start

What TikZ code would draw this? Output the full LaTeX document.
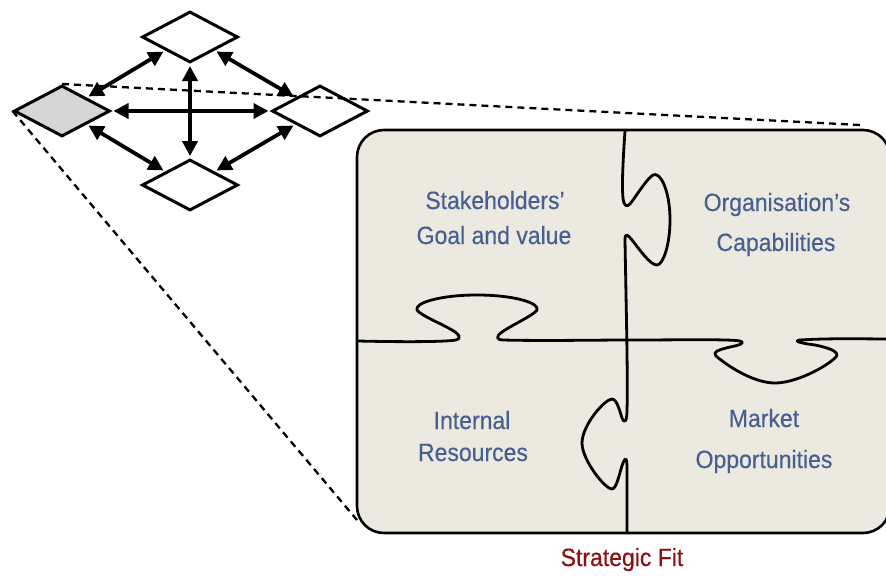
\documentclass[tikz,border=0pt]{standalone}
\usepackage{fontspec}
\setmainfont{Liberation Sans}[FakeStretch=0.92,FakeBold=0.4]
\usetikzlibrary{shapes.geometric,arrows.meta}
\definecolor{boxfill}{HTML}{ECE9E1}
\definecolor{lblue}{HTML}{47608F}
\definecolor{fitred}{HTML}{8B1111}
\definecolor{dgray}{HTML}{D6D6D6}
\tikzset{
  dia/.style={diamond, draw=black, line width=3pt, fill=white, minimum width=96pt, minimum height=51pt, inner sep=0pt},
  twoway/.style={line width=3.8pt, {Triangle[length=15pt,width=15pt]}-{Triangle[length=15pt,width=15pt]}, shorten <=2pt, shorten >=2pt},
  zoomline/.style={dashed, dash pattern=on 7pt off 5pt, line width=2.3pt},
  piece/.style={line width=2.8pt, line join=round, line cap=round},
  lbl/.style={anchor=base, text=lblue, font=\fontsize{25}{29}\selectfont, inner sep=0pt},
  fitlbl/.style={anchor=base, text=fitred, font=\fontsize{25}{29}\selectfont, inner sep=0pt}
}
\begin{document}
\begin{tikzpicture}[x=1pt,y=-1pt]
\useasboundingbox (0,0) rectangle (886,576);
% zoom box
\node[draw=black, line width=2.6pt, fill=boxfill, rounded corners=27pt, minimum width=533pt, minimum height=403pt, inner sep=0pt] (box) at (623.5,331.5) {};
% diamonds
\node[dia] (top) at (190,37) {};
\node[dia, fill=dgray] (lft) at (62,111) {};
\node[dia] (rgt) at (320,111) {};
\node[dia] (bot) at (190,185) {};
% dashed zoom lines
\coordinate (zt) at (860,125);
\coordinate (zb) at (357,520);
\draw[zoomline] (lft.north) -- (zt);
\draw[zoomline] (lft.west) -- (zb);
% arrows
\draw[twoway] (lft.east) -- (rgt.west);
\draw[twoway] (top.south) -- (bot.north);
\draw[twoway] (top.south west) -- (lft.north east);
\draw[twoway] (top.south east) -- (rgt.north west);
\draw[twoway] (lft.south east) -- (bot.north west);
\draw[twoway] (rgt.south west) -- (bot.north east);
% puzzle: horizontal divider
\draw[piece] (358,341) .. controls (400,342) and (445,342) .. (456,340)
  .. controls (462,338) and (459,334) .. (452,330)
  .. controls (440,323) and (420,315) .. (417,310)
  .. controls (414,303) and (440,295) .. (477,295)
  .. controls (514,295) and (540,303) .. (537,310)
  .. controls (534,315) and (512,325) .. (502,332)
  .. controls (495,337) and (497,340) .. (503,340)
  .. controls (540,341) and (600,340) .. (627,340)
  .. controls (680,340) and (730,339) .. (740,341)
  .. controls (746,343) and (740,345) .. (730,347)
  .. controls (718,350) and (712,352) .. (716,356)
  .. controls (730,368) and (755,383) .. (775,383)
  .. controls (795,383) and (825,368) .. (836,357)
  .. controls (840,352) and (830,348) .. (815,345)
  .. controls (800,343) and (793,341) .. (800,340)
  .. controls (830,338) and (870,339) .. (888,339);
% puzzle: vertical divider
\draw[piece] (625,131) .. controls (623,160) and (621,195) .. (624,203)
  .. controls (626,208) and (629,206) .. (633,200)
  .. controls (640,190) and (648,178) .. (653,175)
  .. controls (660,171) and (670,190) .. (670,220)
  .. controls (670,245) and (663,265) .. (657,265)
  .. controls (650,265) and (640,250) .. (632,240)
  .. controls (628,235) and (625,232) .. (625,240)
  .. controls (626,300) and (628,380) .. (627,410)
  .. controls (627,420) and (625,425) .. (622,418)
  .. controls (620,412) and (617,399) .. (612,399)
  .. controls (605,399) and (582,425) .. (582,443)
  .. controls (582,460) and (605,489) .. (612,489)
  .. controls (617,489) and (620,470) .. (623,463)
  .. controls (626,456) and (627,458) .. (627,470)
  -- (627,533);
% labels
\node[lbl] (t1a) at (495,209) {Stakeholders’};
\node[lbl] (t1b) at (494,244) {Goal and value};
\node[lbl] (t2a) at (777,211) {Organisation’s};
\node[lbl] (t2b) at (776,251) {Capabilities};
\node[lbl] (t3a) at (472,429) {Internal};
\node[lbl] (t3b) at (473,461) {Resources};
\node[lbl] (t4a) at (764,427) {Market};
\node[lbl] (t4b) at (764,468) {Opportunities};
\node[fitlbl] (fit) at (622,566) {Strategic Fit};
\end{tikzpicture}
\end{document}
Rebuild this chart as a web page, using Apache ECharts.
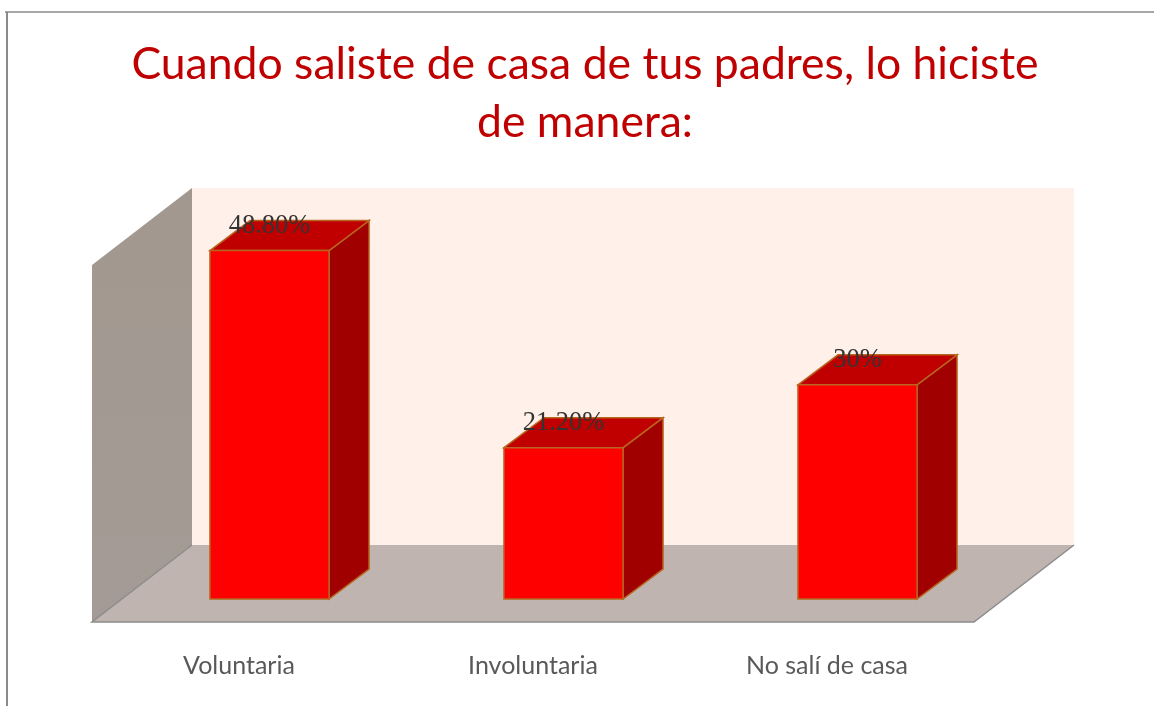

end

Written task: Take the records above and transcribe them exactly, dropping every picture.

Answer to the exercise:
What TikZ code would draw this? Output the full LaTeX document.
\documentclass[tikz,border=0pt]{standalone}
\usepackage{fontspec}
\setmainfont{Liberation Sans}[FakeStretch=0.92,FakeBold=0.4]
\usetikzlibrary{shapes.geometric,arrows.meta}
\definecolor{boxfill}{HTML}{ECE9E1}
\definecolor{lblue}{HTML}{47608F}
\definecolor{fitred}{HTML}{8B1111}
\definecolor{dgray}{HTML}{D6D6D6}
\tikzset{
  dia/.style={diamond, draw=black, line width=3pt, fill=white, minimum width=96pt, minimum height=51pt, inner sep=0pt},
  twoway/.style={line width=3.8pt, {Triangle[length=15pt,width=15pt]}-{Triangle[length=15pt,width=15pt]}, shorten <=2pt, shorten >=2pt},
  zoomline/.style={dashed, dash pattern=on 7pt off 5pt, line width=2.3pt},
  piece/.style={line width=2.8pt, line join=round, line cap=round},
  lbl/.style={anchor=base, text=lblue, font=\fontsize{25}{29}\selectfont, inner sep=0pt},
  fitlbl/.style={anchor=base, text=fitred, font=\fontsize{25}{29}\selectfont, inner sep=0pt}
}
\begin{document}
\begin{tikzpicture}[x=1pt,y=-1pt]
\useasboundingbox (0,0) rectangle (886,576);
% zoom box
\node[draw=black, line width=2.6pt, fill=boxfill, rounded corners=27pt, minimum width=533pt, minimum height=403pt, inner sep=0pt] (box) at (623.5,331.5) {};
% diamonds
\node[dia] (top) at (190,37) {};
\node[dia, fill=dgray] (lft) at (62,111) {};
\node[dia] (rgt) at (320,111) {};
\node[dia] (bot) at (190,185) {};
% dashed zoom lines
\coordinate (zt) at (860,125);
\coordinate (zb) at (357,520);
\draw[zoomline] (lft.north) -- (zt);
\draw[zoomline] (lft.west) -- (zb);
% arrows
\draw[twoway] (lft.east) -- (rgt.west);
\draw[twoway] (top.south) -- (bot.north);
\draw[twoway] (top.south west) -- (lft.north east);
\draw[twoway] (top.south east) -- (rgt.north west);
\draw[twoway] (lft.south east) -- (bot.north west);
\draw[twoway] (rgt.south west) -- (bot.north east);
% puzzle: horizontal divider
\draw[piece] (358,341) .. controls (400,342) and (445,342) .. (456,340)
  .. controls (462,338) and (459,334) .. (452,330)
  .. controls (440,323) and (420,315) .. (417,310)
  .. controls (414,303) and (440,295) .. (477,295)
  .. controls (514,295) and (540,303) .. (537,310)
  .. controls (534,315) and (512,325) .. (502,332)
  .. controls (495,337) and (497,340) .. (503,340)
  .. controls (540,341) and (600,340) .. (627,340)
  .. controls (680,340) and (730,339) .. (740,341)
  .. controls (746,343) and (740,345) .. (730,347)
  .. controls (718,350) and (712,352) .. (716,356)
  .. controls (730,368) and (755,383) .. (775,383)
  .. controls (795,383) and (825,368) .. (836,357)
  .. controls (840,352) and (830,348) .. (815,345)
  .. controls (800,343) and (793,341) .. (800,340)
  .. controls (830,338) and (870,339) .. (888,339);
% puzzle: vertical divider
\draw[piece] (625,131) .. controls (623,160) and (621,195) .. (624,203)
  .. controls (626,208) and (629,206) .. (633,200)
  .. controls (640,190) and (648,178) .. (653,175)
  .. controls (660,171) and (670,190) .. (670,220)
  .. controls (670,245) and (663,265) .. (657,265)
  .. controls (650,265) and (640,250) .. (632,240)
  .. controls (628,235) and (625,232) .. (625,240)
  .. controls (626,300) and (628,380) .. (627,410)
  .. controls (627,420) and (625,425) .. (622,418)
  .. controls (620,412) and (617,399) .. (612,399)
  .. controls (605,399) and (582,425) .. (582,443)
  .. controls (582,460) and (605,489) .. (612,489)
  .. controls (617,489) and (620,470) .. (623,463)
  .. controls (626,456) and (627,458) .. (627,470)
  -- (627,533);
% labels
\node[lbl] (t1a) at (495,209) {Stakeholders’};
\node[lbl] (t1b) at (494,244) {Goal and value};
\node[lbl] (t2a) at (777,211) {Organisation’s};
\node[lbl] (t2b) at (776,251) {Capabilities};
\node[lbl] (t3a) at (472,429) {Internal};
\node[lbl] (t3b) at (473,461) {Resources};
\node[lbl] (t4a) at (764,427) {Market};
\node[lbl] (t4b) at (764,468) {Opportunities};
\node[fitlbl] (fit) at (622,566) {Strategic Fit};
\end{tikzpicture}
\end{document}
Rebuild this chart as a web page, using Apache ECharts.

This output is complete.